Exercise =
Reproduce the data exactly and drop any pictures it holds.

Data lines =
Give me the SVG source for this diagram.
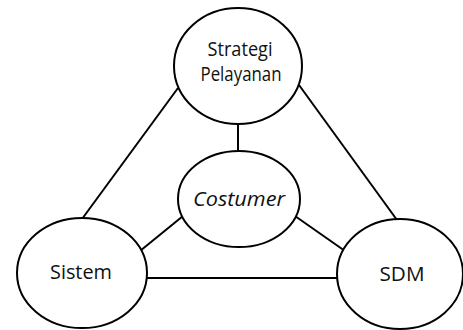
<svg xmlns="http://www.w3.org/2000/svg" width="463" height="330" viewBox="0 0 463 330">
<style>
.n{fill:#fff;stroke:#000;stroke-width:2}
.c line{stroke:#000;stroke-width:2}
text{font-family:"Open Sans","Noto Sans",sans-serif;font-size:20px;fill:#111;text-anchor:middle}
.it{font-style:italic}
</style>
<rect width="463" height="330" fill="#fff"/>
<g class="c" id="connectors">
<line x1="178" y1="88" x2="82" y2="219"/>
<line x1="299" y1="85" x2="397" y2="220"/>
<line x1="238" y1="124" x2="238" y2="152"/>
<line x1="183" y1="216" x2="140" y2="251"/>
<line x1="295" y1="216" x2="345" y2="251"/>
<line x1="147" y1="278" x2="337" y2="278"/>
</g>
<g id="strategi">
<ellipse class="n" cx="238" cy="66" rx="64" ry="58"/>
<text x="240" y="56" textLength="65" lengthAdjust="spacingAndGlyphs">Strategi</text>
<text x="241" y="81" textLength="81" lengthAdjust="spacingAndGlyphs">Pelayanan</text>
</g>
<g id="costumer">
<ellipse class="n" cx="239" cy="199" rx="61" ry="48"/>
<text class="it" x="239" y="206" textLength="92" lengthAdjust="spacingAndGlyphs">Costumer</text>
</g>
<g id="sistem">
<ellipse class="n" cx="82" cy="273" rx="65" ry="55"/>
<text x="81" y="279" textLength="62" lengthAdjust="spacingAndGlyphs">Sistem</text>
</g>
<g id="sdm">
<ellipse class="n" cx="400" cy="274" rx="63" ry="55"/>
<text x="402" y="281" textLength="45" lengthAdjust="spacingAndGlyphs">SDM</text>
</g>
</svg>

Written solution =
Give me the SVG source for this diagram.
<svg xmlns="http://www.w3.org/2000/svg" width="463" height="330" viewBox="0 0 463 330">
<style>
.n{fill:#fff;stroke:#000;stroke-width:2}
.c line{stroke:#000;stroke-width:2}
text{font-family:"Open Sans","Noto Sans",sans-serif;font-size:20px;fill:#111;text-anchor:middle}
.it{font-style:italic}
</style>
<rect width="463" height="330" fill="#fff"/>
<g class="c" id="connectors">
<line x1="178" y1="88" x2="82" y2="219"/>
<line x1="299" y1="85" x2="397" y2="220"/>
<line x1="238" y1="124" x2="238" y2="152"/>
<line x1="183" y1="216" x2="140" y2="251"/>
<line x1="295" y1="216" x2="345" y2="251"/>
<line x1="147" y1="278" x2="337" y2="278"/>
</g>
<g id="strategi">
<ellipse class="n" cx="238" cy="66" rx="64" ry="58"/>
<text x="240" y="56" textLength="65" lengthAdjust="spacingAndGlyphs">Strategi</text>
<text x="241" y="81" textLength="81" lengthAdjust="spacingAndGlyphs">Pelayanan</text>
</g>
<g id="costumer">
<ellipse class="n" cx="239" cy="199" rx="61" ry="48"/>
<text class="it" x="239" y="206" textLength="92" lengthAdjust="spacingAndGlyphs">Costumer</text>
</g>
<g id="sistem">
<ellipse class="n" cx="82" cy="273" rx="65" ry="55"/>
<text x="81" y="279" textLength="62" lengthAdjust="spacingAndGlyphs">Sistem</text>
</g>
<g id="sdm">
<ellipse class="n" cx="400" cy="274" rx="63" ry="55"/>
<text x="402" y="281" textLength="45" lengthAdjust="spacingAndGlyphs">SDM</text>
</g>
</svg>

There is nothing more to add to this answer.